Steve Mills of the Chicago Tribune reports today that the forensic report requested by the Texas Forensic Science Commission, which is charged with investigating allegations of forensic error and misconduct, concludes the fire in the Willingham case was accidentally set.

In a withering critique, a nationally known fire scientist has told a state commission on forensics that Texas fire investigators had no basis to rule a deadly house fire was an arson -- a finding that led to the murder conviction and execution of Cameron Todd Willingham.

The finding comes in the first state-sanctioned review of an execution in Texas, home to the country's busiest death chamber. If the commission reaches the same conclusion, it could lead to the first-ever declaration by an official state body that an inmate was wrongly executed.

[More...]

A Chicago Tribune investigation published in December 2004 reached the same conclusion. Now, having obtained the forensic report prepared by Craig Beyler, of Hughes Associates Inc., Mills writes:

Among Beyler's key findings: that investigators failed to examine all of the electrical outlets and appliances in the Willinghams' house in the small Texas town of Corsicana, did not consider other potential causes for the fire, came to conclusions that contradicted witnesses at the scene, and wrongly concluded Willingham's injuries could not have been caused as he said they were.

The state fire marshal on the case, Beyler concluded in his report, had "limited understanding" of fire science. The fire marshal "seems to be wholly without any realistic understanding of fires and how fire injuries are created," he wrote. The marshal's findings, he added, "are nothing more than a collection of personal beliefs that have nothing to do with science-based fire investigation."
Nine of the country's top scientists have reached the same conclusion in the last five years.
All concluded that the original investigators relied on outdated theories and folklore to justify the determination of arson.

JR at Daily Kos has also been following the case and has this report today.

What's next? The Texas Moratorium Network is renewing its call for a moratorium on Texacutions.
"Texas Moratorium Network has been warning for many years that Texas runs the risk of executing an innocent person because of the pace of executions in Texas and the many flaws in the system that can lead to innocent people being wrongfully convicted. Innocent people have been released from Texas death row in the past, including Ernest Willis.

It is too late to release Todd Willingham because Texas already executed him in 2004 for supposedly setting a fire to murder his three children. Today's news that the fire in the Willingham case was not arson means that Texas has moved another step closer to having to face the unspeakable horror that it has executed an innocent person", said Scott Cobb, president of Texas Moratorium Network.
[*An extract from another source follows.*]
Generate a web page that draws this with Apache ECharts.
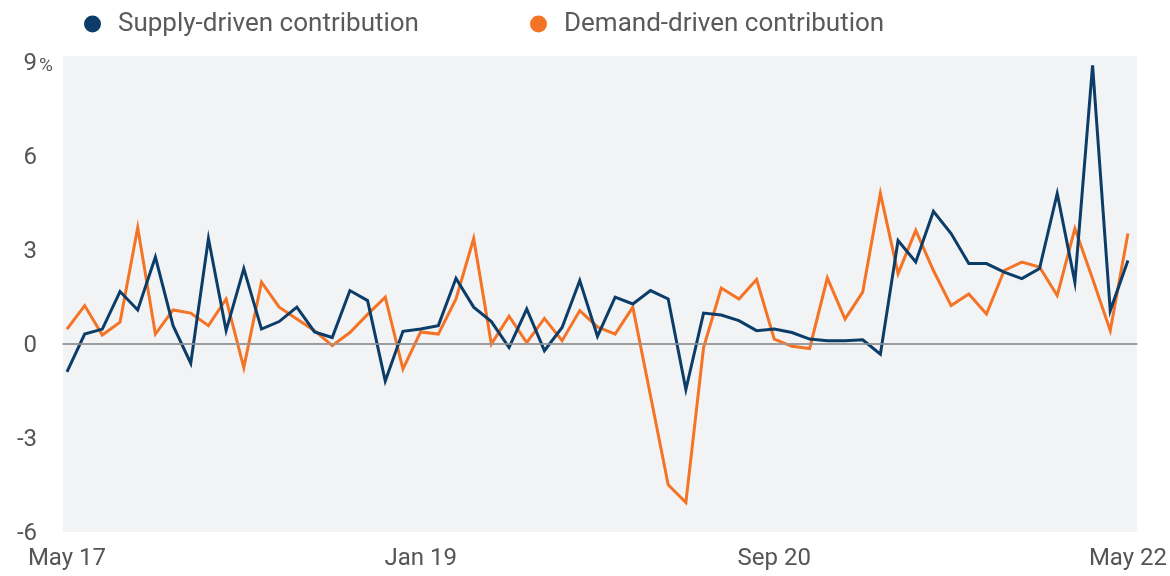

As the Chicago Tribune opined in 2004:
That's what passes for justice in Texas. The Willingham case undermines the notion that we execute only those we know to be guilty "beyond a reasonable doubt." It should send a shiver across the nation.
 
Holy crap. That settles that debate. I can't remember how many times I heard on this site some con saying, "It's never been proven that we have ever in this country executed an innocent man!!11!"
 
Holy crap. That settles that debate. I can't remember how many times I heard on this site some con saying, "It's never been proven that we have ever in this country executed an innocent man!!11!"

It's never been "proven" because executing states take specific pains to not pursue the matter.
 
I read about this yesterday. I would seriously love to see this aired and force states to change the death penalty procedures. I'm a big advocate of the death penalty, but only when proven so beyond the shadow of a doubt that absolutely nobody could dispute that the person committed the crime.